EXERCISE PROMPT: Give a verbatim copy of the lines below, minus the pictures.

PROVIDED ENTRIES:
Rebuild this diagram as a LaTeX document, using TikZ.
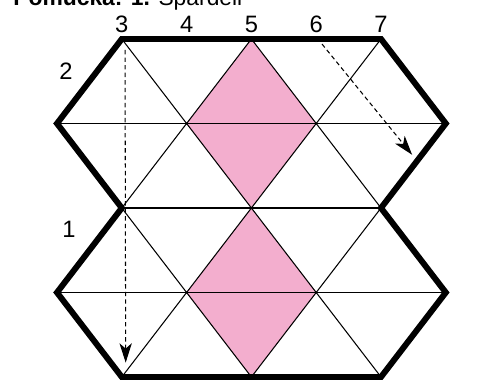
\documentclass[tikz,border=0pt]{standalone}
\usepackage{fontspec}
\setmainfont{Liberation Sans}
\usetikzlibrary{arrows.meta}
\definecolor{diamondpink}{RGB}{243,174,206}

\begin{document}
\begin{tikzpicture}[
  x=1.296cm, y=-1.69cm,
  outline/.style={line width=3.4pt, line join=miter, miter limit=10},
  gridline/.style={line width=0.6pt},
  move/.style={->, >={Stealth[length=11pt,width=7pt,inset=3pt]}, dash pattern=on 2.5pt off 1.8pt, line width=0.6pt},
  num/.style={font=\fontsize{13.5}{15}\selectfont, inner sep=0pt}
]
  \useasboundingbox (-0.8796,-0.4615) rectangle (6.713,4.047);
  \clip (-0.8796,-0.4615) rectangle (6.713,4.047);
  % lattice points
  \foreach \i in {0,...,6}
    \foreach \j in {0,...,4}
      \coordinate (p\i\j) at (\i,\j);

  % pink diamonds
  \fill[diamondpink] (p30) -- (p21) -- (p32) -- (p41) -- cycle;
  \fill[diamondpink] (p32) -- (p23) -- (p34) -- (p43) -- cycle;

  % grid
  \draw[gridline] (p01) -- (p61) (p12) -- (p52) (p03) -- (p63);
  \draw[gridline] (p10) -- (p32) (p30) -- (p52) (p30) -- (p12) (p50) -- (p32);
  \draw[gridline] (p12) -- (p34) (p32) -- (p54) (p32) -- (p14) (p52) -- (p34);

  % outline
  \draw[outline] (p10) -- (p50) -- (p61) -- (p52) -- (p63) -- (p54)
    -- (p14) -- (p03) -- (p12) -- (p01) -- cycle;

  % numbers
  \foreach \i/\n in {1/3,2/4,3/5,4/6,5/7}
    \node[num] (top\n) at (\i,-0.172) {\n};
  \node[num] (row2) at (0.139,0.379) {2};
  \node[num] (row1) at (0.185,2.249) {1};

  % title
  \node[anchor=base west, inner sep=0pt, font=\fontsize{13}{15}\selectfont] (title)
    at (-0.679,-0.402) {\textbf{Pomůcka: 1.} Spardeli};

  % moves
  \coordinate (s1) at (1.05,0.13);
  \coordinate (e1) at (1.06,3.83);
  \coordinate (s2) at (4.09,0.06);
  \coordinate (e2) at (5.48,1.37);
  \draw[move] (s1) -- (e1);
  \draw[move] (s2) -- (e2);
\end{tikzpicture}
\end{document}
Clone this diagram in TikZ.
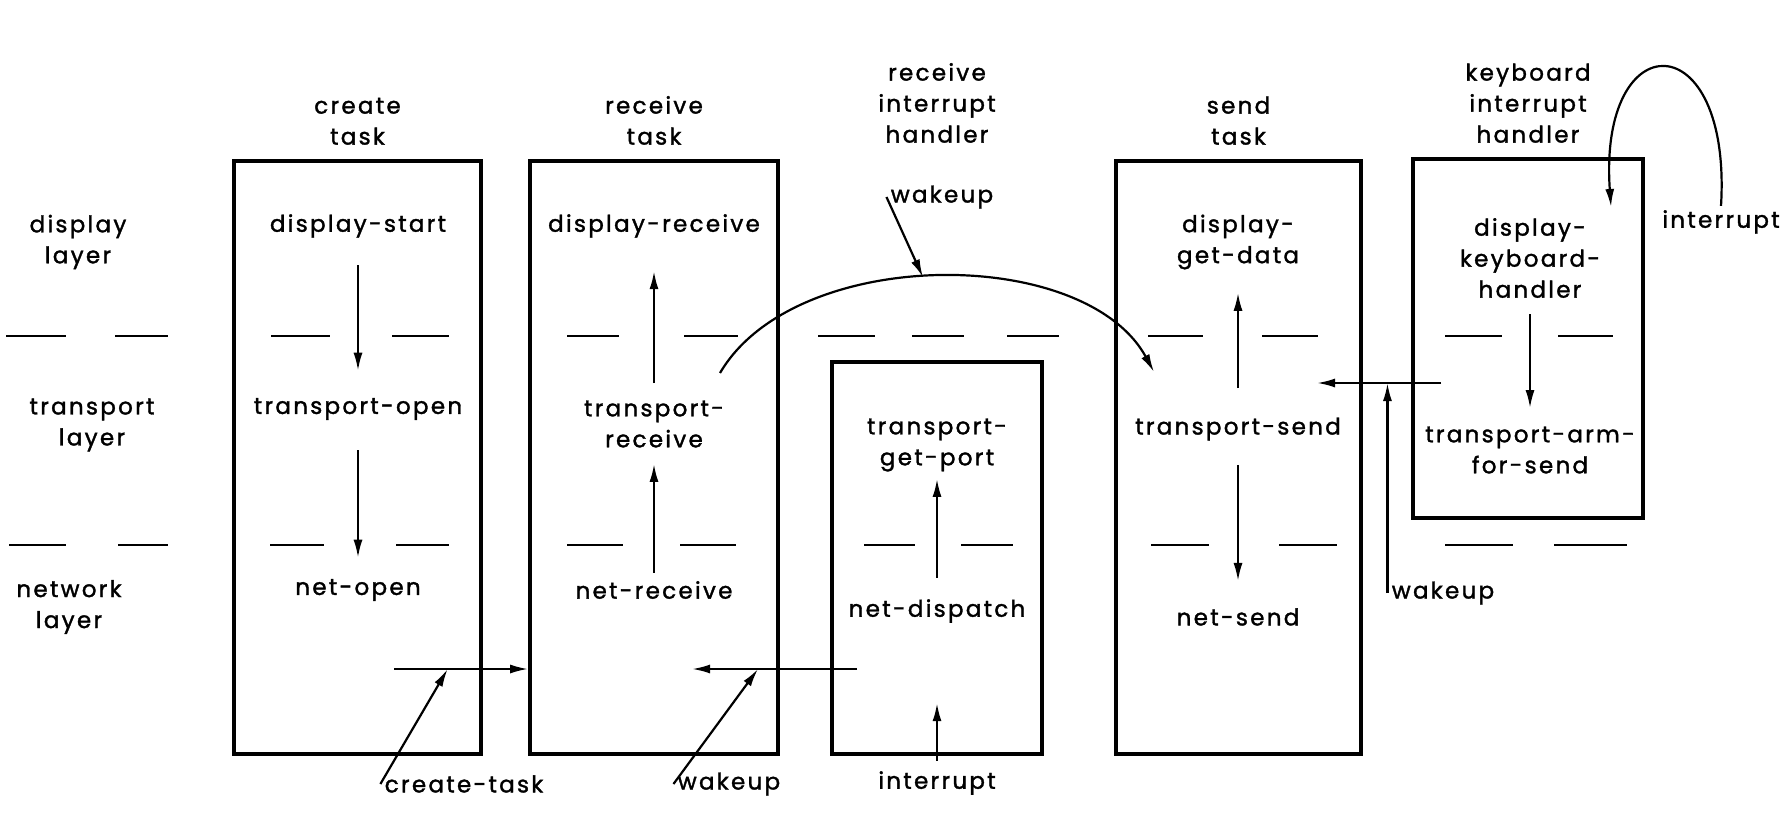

CORRECT ANSWER:
Rebuild this diagram as a LaTeX document, using TikZ.
\documentclass[tikz,border=0pt]{standalone}
\usepackage{fontspec}
\setmainfont{Liberation Sans}
\usetikzlibrary{arrows.meta}
\definecolor{diamondpink}{RGB}{243,174,206}

\begin{document}
\begin{tikzpicture}[
  x=1.296cm, y=-1.69cm,
  outline/.style={line width=3.4pt, line join=miter, miter limit=10},
  gridline/.style={line width=0.6pt},
  move/.style={->, >={Stealth[length=11pt,width=7pt,inset=3pt]}, dash pattern=on 2.5pt off 1.8pt, line width=0.6pt},
  num/.style={font=\fontsize{13.5}{15}\selectfont, inner sep=0pt}
]
  \useasboundingbox (-0.8796,-0.4615) rectangle (6.713,4.047);
  \clip (-0.8796,-0.4615) rectangle (6.713,4.047);
  % lattice points
  \foreach \i in {0,...,6}
    \foreach \j in {0,...,4}
      \coordinate (p\i\j) at (\i,\j);

  % pink diamonds
  \fill[diamondpink] (p30) -- (p21) -- (p32) -- (p41) -- cycle;
  \fill[diamondpink] (p32) -- (p23) -- (p34) -- (p43) -- cycle;

  % grid
  \draw[gridline] (p01) -- (p61) (p12) -- (p52) (p03) -- (p63);
  \draw[gridline] (p10) -- (p32) (p30) -- (p52) (p30) -- (p12) (p50) -- (p32);
  \draw[gridline] (p12) -- (p34) (p32) -- (p54) (p32) -- (p14) (p52) -- (p34);

  % outline
  \draw[outline] (p10) -- (p50) -- (p61) -- (p52) -- (p63) -- (p54)
    -- (p14) -- (p03) -- (p12) -- (p01) -- cycle;

  % numbers
  \foreach \i/\n in {1/3,2/4,3/5,4/6,5/7}
    \node[num] (top\n) at (\i,-0.172) {\n};
  \node[num] (row2) at (0.139,0.379) {2};
  \node[num] (row1) at (0.185,2.249) {1};

  % title
  \node[anchor=base west, inner sep=0pt, font=\fontsize{13}{15}\selectfont] (title)
    at (-0.679,-0.402) {\textbf{Pomůcka: 1.} Spardeli};

  % moves
  \coordinate (s1) at (1.05,0.13);
  \coordinate (e1) at (1.06,3.83);
  \coordinate (s2) at (4.09,0.06);
  \coordinate (e2) at (5.48,1.37);
  \draw[move] (s1) -- (e1);
  \draw[move] (s2) -- (e2);
\end{tikzpicture}
\end{document}
Clone this diagram in TikZ.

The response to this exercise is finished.